▸ Written request
Report only the number of lines in this material that include the string "with".
○ ○ ○
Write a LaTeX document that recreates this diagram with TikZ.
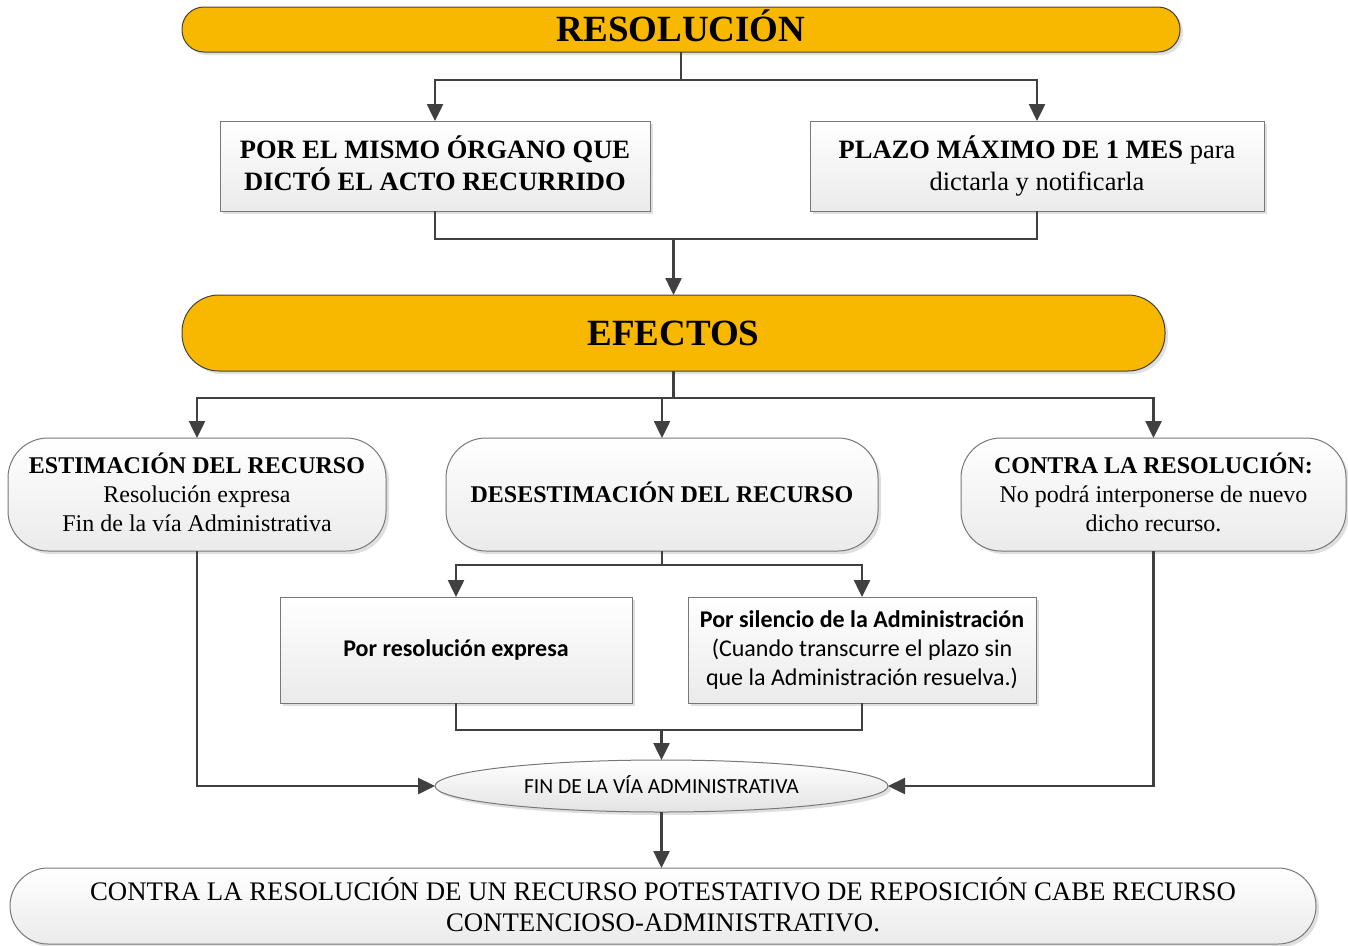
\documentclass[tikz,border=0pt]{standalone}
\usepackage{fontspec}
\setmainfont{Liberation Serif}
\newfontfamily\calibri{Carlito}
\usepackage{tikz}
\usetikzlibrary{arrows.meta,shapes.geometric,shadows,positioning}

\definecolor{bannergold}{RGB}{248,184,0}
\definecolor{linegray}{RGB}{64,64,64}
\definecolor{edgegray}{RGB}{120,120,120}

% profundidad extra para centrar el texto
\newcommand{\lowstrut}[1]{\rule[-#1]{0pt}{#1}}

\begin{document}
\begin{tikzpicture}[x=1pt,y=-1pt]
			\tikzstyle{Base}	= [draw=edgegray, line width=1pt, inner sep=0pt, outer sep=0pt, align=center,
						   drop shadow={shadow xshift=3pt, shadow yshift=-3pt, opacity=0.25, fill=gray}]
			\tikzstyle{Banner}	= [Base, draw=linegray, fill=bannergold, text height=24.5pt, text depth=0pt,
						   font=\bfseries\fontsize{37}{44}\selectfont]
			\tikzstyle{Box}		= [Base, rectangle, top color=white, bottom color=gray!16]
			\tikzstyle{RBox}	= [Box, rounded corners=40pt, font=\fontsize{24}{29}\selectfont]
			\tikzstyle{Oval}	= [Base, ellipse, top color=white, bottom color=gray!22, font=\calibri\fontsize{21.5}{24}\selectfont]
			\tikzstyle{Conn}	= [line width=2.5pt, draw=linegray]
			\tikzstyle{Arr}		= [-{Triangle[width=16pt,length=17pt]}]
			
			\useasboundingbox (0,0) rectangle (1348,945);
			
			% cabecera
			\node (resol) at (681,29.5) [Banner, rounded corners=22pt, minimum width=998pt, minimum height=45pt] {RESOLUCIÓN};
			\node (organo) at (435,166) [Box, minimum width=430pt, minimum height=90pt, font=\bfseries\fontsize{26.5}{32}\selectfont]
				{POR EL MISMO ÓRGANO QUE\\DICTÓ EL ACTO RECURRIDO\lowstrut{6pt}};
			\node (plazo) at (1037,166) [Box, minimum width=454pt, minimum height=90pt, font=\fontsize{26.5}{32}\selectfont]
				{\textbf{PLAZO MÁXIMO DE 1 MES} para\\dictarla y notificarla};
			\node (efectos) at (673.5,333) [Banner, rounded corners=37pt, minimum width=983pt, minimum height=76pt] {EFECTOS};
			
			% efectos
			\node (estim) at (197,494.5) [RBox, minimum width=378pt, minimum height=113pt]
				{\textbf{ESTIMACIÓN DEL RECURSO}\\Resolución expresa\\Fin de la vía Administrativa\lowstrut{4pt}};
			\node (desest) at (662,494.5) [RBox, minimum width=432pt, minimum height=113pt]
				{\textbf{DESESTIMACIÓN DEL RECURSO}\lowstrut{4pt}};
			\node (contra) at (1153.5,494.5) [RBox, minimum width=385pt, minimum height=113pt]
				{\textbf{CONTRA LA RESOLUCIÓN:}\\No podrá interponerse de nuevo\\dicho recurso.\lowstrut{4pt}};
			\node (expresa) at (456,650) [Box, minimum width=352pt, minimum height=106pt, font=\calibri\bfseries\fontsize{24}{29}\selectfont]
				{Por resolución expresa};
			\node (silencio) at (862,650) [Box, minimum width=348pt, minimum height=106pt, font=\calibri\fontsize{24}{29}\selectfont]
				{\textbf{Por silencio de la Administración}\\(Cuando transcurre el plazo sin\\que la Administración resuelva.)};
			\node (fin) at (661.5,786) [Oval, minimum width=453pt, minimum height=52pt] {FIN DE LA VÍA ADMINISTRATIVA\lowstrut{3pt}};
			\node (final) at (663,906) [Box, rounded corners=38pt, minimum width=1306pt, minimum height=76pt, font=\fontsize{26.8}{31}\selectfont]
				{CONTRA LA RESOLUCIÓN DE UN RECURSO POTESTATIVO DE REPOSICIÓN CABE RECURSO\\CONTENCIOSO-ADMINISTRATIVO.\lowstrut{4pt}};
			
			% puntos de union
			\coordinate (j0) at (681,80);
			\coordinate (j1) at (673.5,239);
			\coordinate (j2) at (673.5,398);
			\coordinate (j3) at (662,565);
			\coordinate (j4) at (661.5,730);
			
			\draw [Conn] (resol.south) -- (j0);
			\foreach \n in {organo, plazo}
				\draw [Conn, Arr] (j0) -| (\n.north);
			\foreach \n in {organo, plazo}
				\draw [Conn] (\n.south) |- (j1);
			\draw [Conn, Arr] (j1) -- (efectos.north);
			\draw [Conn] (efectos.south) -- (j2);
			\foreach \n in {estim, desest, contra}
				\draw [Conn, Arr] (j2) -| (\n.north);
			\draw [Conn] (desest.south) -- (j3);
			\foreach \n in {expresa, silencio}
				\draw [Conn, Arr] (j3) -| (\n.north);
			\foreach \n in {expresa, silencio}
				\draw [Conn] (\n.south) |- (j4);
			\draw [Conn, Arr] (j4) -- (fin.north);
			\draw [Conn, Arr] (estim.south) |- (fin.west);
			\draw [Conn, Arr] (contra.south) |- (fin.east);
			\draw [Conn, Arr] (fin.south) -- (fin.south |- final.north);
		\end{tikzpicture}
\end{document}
○ ○ ○
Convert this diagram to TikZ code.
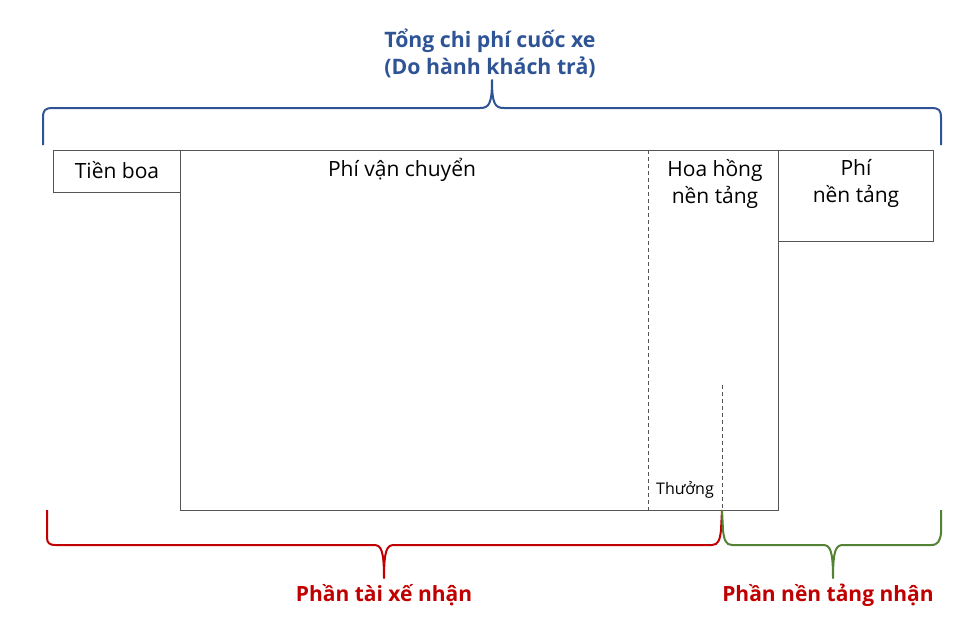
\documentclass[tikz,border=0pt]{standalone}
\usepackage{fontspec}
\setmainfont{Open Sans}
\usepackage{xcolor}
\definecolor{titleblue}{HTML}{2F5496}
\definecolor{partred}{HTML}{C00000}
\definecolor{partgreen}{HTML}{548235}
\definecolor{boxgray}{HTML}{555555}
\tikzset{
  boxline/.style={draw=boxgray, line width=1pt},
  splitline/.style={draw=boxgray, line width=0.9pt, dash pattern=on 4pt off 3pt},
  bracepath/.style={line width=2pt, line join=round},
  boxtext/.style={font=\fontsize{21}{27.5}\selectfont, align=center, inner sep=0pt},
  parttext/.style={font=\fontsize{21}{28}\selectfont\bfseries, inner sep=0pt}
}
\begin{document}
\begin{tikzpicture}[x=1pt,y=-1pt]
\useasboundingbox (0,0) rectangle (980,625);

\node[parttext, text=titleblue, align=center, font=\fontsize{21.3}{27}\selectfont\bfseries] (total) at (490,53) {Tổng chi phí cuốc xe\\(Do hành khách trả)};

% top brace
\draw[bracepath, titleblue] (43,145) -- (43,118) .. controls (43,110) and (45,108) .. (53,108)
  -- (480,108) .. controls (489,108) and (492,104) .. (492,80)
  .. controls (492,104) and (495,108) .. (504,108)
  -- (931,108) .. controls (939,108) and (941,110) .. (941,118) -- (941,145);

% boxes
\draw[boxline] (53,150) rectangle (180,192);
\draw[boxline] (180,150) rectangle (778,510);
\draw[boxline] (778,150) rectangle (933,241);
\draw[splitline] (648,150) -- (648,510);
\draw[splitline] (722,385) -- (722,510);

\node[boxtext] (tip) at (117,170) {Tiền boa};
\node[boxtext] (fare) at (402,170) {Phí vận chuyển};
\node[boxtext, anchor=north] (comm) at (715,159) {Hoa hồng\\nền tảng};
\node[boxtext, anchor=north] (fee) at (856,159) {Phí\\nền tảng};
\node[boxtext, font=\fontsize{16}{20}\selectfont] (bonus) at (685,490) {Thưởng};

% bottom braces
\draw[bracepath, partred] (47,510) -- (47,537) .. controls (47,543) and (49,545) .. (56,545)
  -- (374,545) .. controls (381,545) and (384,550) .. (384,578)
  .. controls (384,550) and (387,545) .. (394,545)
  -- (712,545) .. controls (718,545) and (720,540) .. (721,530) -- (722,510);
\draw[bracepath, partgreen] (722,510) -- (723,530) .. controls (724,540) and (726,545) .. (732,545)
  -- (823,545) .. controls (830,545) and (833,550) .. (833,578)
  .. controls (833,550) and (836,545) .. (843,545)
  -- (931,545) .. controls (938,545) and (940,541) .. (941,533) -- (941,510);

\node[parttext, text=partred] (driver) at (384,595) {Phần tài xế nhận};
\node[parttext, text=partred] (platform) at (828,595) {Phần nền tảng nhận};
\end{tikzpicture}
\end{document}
○ ○ ○
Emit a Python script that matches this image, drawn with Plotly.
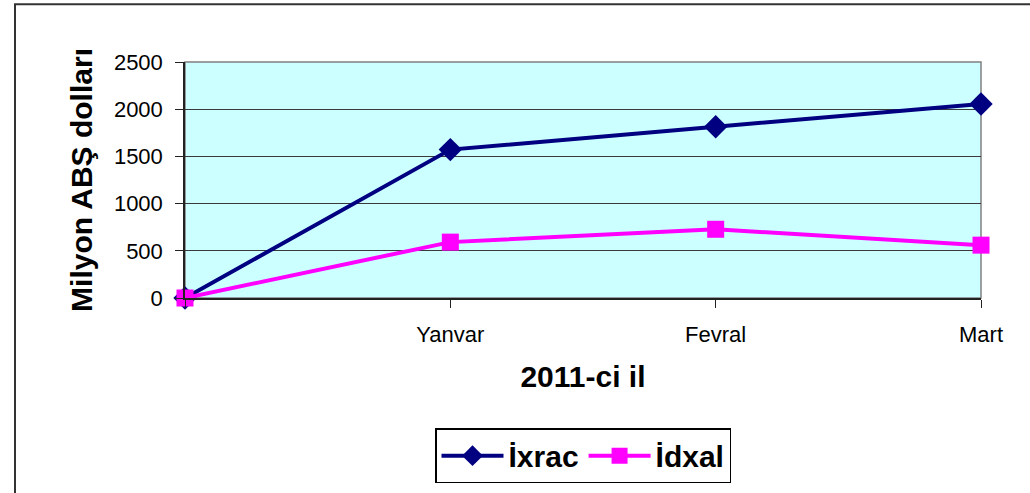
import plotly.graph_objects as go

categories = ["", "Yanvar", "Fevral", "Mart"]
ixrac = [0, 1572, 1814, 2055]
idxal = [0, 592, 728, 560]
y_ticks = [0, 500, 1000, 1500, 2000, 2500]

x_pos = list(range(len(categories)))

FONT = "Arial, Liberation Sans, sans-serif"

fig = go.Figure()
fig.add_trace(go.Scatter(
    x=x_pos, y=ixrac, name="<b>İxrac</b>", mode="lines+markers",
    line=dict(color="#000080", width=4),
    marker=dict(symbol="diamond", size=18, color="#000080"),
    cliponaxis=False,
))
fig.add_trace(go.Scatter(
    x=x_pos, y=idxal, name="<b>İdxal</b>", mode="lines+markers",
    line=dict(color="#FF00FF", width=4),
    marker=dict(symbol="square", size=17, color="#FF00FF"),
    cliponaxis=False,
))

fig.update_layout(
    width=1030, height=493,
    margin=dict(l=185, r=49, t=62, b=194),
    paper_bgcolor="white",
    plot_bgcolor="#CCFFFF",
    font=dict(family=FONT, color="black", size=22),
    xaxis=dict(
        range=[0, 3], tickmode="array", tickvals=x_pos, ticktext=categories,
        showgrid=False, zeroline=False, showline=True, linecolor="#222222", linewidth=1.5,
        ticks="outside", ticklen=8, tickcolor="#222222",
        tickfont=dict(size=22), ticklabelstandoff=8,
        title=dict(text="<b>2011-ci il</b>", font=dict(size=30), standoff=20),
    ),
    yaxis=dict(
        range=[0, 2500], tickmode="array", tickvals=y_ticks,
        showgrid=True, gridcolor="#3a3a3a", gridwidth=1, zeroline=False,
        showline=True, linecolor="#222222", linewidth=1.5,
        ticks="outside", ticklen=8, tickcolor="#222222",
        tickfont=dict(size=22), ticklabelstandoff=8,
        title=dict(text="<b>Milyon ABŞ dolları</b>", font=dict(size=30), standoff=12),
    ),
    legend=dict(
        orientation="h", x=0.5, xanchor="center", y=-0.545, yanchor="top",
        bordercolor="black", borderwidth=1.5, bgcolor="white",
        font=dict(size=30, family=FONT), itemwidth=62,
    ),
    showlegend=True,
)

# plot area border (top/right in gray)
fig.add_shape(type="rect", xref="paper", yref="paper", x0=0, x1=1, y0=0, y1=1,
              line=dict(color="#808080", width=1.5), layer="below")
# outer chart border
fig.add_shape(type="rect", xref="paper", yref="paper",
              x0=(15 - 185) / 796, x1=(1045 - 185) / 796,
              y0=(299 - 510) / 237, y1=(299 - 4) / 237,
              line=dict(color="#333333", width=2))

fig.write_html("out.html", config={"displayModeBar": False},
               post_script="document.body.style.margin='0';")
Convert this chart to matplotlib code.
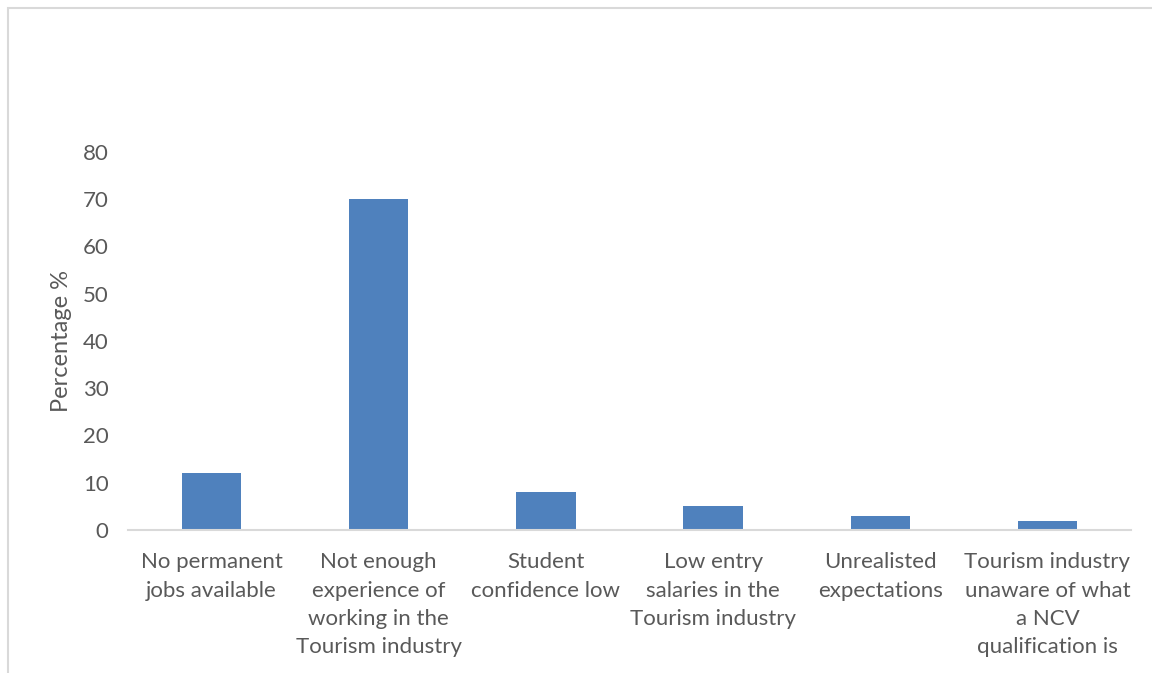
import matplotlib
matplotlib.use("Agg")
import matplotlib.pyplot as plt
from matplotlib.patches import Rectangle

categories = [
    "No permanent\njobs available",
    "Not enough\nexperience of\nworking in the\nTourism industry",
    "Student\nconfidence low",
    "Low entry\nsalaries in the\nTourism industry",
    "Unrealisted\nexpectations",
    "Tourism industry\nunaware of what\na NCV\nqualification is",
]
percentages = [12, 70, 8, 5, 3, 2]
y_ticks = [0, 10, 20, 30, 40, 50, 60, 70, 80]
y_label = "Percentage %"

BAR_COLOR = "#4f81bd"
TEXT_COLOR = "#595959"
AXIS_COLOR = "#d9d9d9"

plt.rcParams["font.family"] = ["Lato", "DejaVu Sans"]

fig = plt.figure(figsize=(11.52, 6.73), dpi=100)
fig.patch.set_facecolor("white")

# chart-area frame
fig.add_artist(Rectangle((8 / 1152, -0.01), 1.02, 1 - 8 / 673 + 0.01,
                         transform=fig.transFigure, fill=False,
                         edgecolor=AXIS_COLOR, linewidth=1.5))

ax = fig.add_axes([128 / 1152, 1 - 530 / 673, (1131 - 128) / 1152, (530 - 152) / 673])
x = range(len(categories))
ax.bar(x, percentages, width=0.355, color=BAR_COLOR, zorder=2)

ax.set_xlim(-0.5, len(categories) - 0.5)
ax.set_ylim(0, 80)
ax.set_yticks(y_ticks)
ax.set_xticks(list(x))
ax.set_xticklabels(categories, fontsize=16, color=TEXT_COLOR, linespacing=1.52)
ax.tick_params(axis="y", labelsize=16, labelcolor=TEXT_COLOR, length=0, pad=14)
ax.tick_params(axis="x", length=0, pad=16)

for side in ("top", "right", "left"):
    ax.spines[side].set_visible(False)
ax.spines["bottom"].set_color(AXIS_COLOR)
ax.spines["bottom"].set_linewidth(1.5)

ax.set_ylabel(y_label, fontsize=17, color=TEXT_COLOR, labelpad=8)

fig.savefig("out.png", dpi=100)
○ ○ ○
▸ Response to this task
2